The ESMA register and the underlying MiCA framework documentation are available directly from ESMA's official website. BaFin's MiCA guidance is published on its official portal. For the white paper and disclosure obligations that sit alongside authorization requirements, our earlier piece on ESMA's MiCA white paper exemption clarification for non-ART and non-EMT offerings covers the key distinctions firms need to understand.
Source: Cointelegraph
FAQ
The ESMA interim register recorded 244 authorized crypto-asset service providers across EU and EEA jurisdictions as of June 26, 2026. Germany leads with 57 approvals, representing approximately 23% of the total. France and the Netherlands are the next largest hubs, with France holding around 26 authorizations.

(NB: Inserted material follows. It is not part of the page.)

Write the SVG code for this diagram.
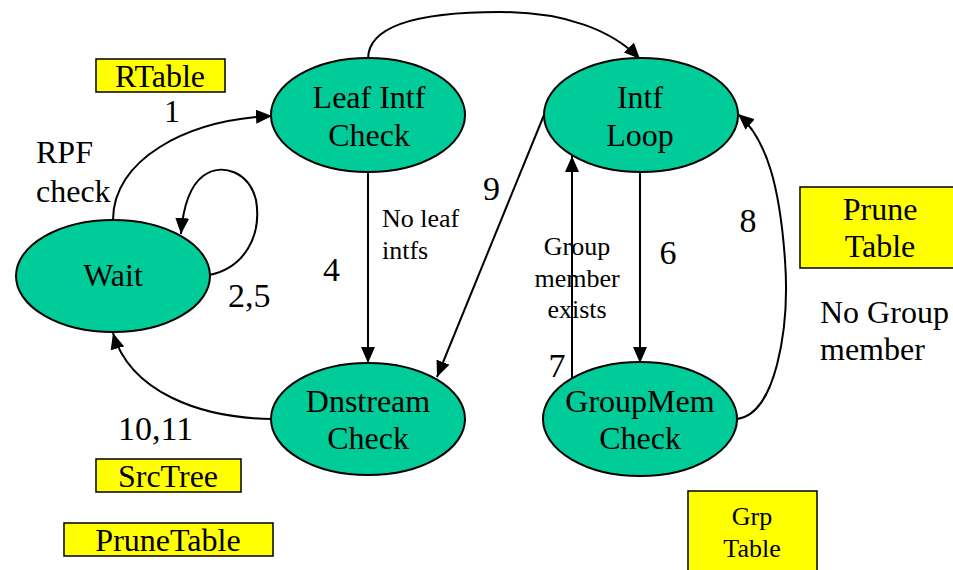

As of June 26, five member states had issued zero MiCA authorizations: Greece, Hungary, Poland, Portugal, and Romania. Poland and Greece are particularly notable: Poland faced delays in transposing MiCA implementation legislation, while Greece redirected its licensing activity to another MiCA jurisdiction after initially establishing a domestic process.
Italy held 160 of the 162 entries on the ESMA non-compliant CASP register as of June 26. This reflects a large volume of firms that operated under Italy's previous national registration or notification regime but have not converted to a full MiCA authorization. Firms in this position are now operating outside the legal framework, with potential exposure to enforcement action from competent authorities across the EU.
No. BaFin confirmed that credit institutions in Germany can provide crypto-asset services under MiCA, and the country's pre-existing national licensing regime may have simplified the transition for some firms. However, the specific crypto-asset service categories a firm is permitted to offer depend on the scope of its individual MiCA authorization. Assuming blanket coverage from an existing banking license would be an error that compliance officers should flag and verify.
Auditors should treat the absence of a domestic authorization pathway as a material fact affecting the engagement. Key considerations include: whether the client is generating revenue from EU clients without a valid authorization (which could affect revenue recognition), whether regulatory enforcement creates a going concern or contingent liability issue, and whether the client needs to restructure around an authorized entity in another member state. These assessments should be documented in the audit file and discussed with management.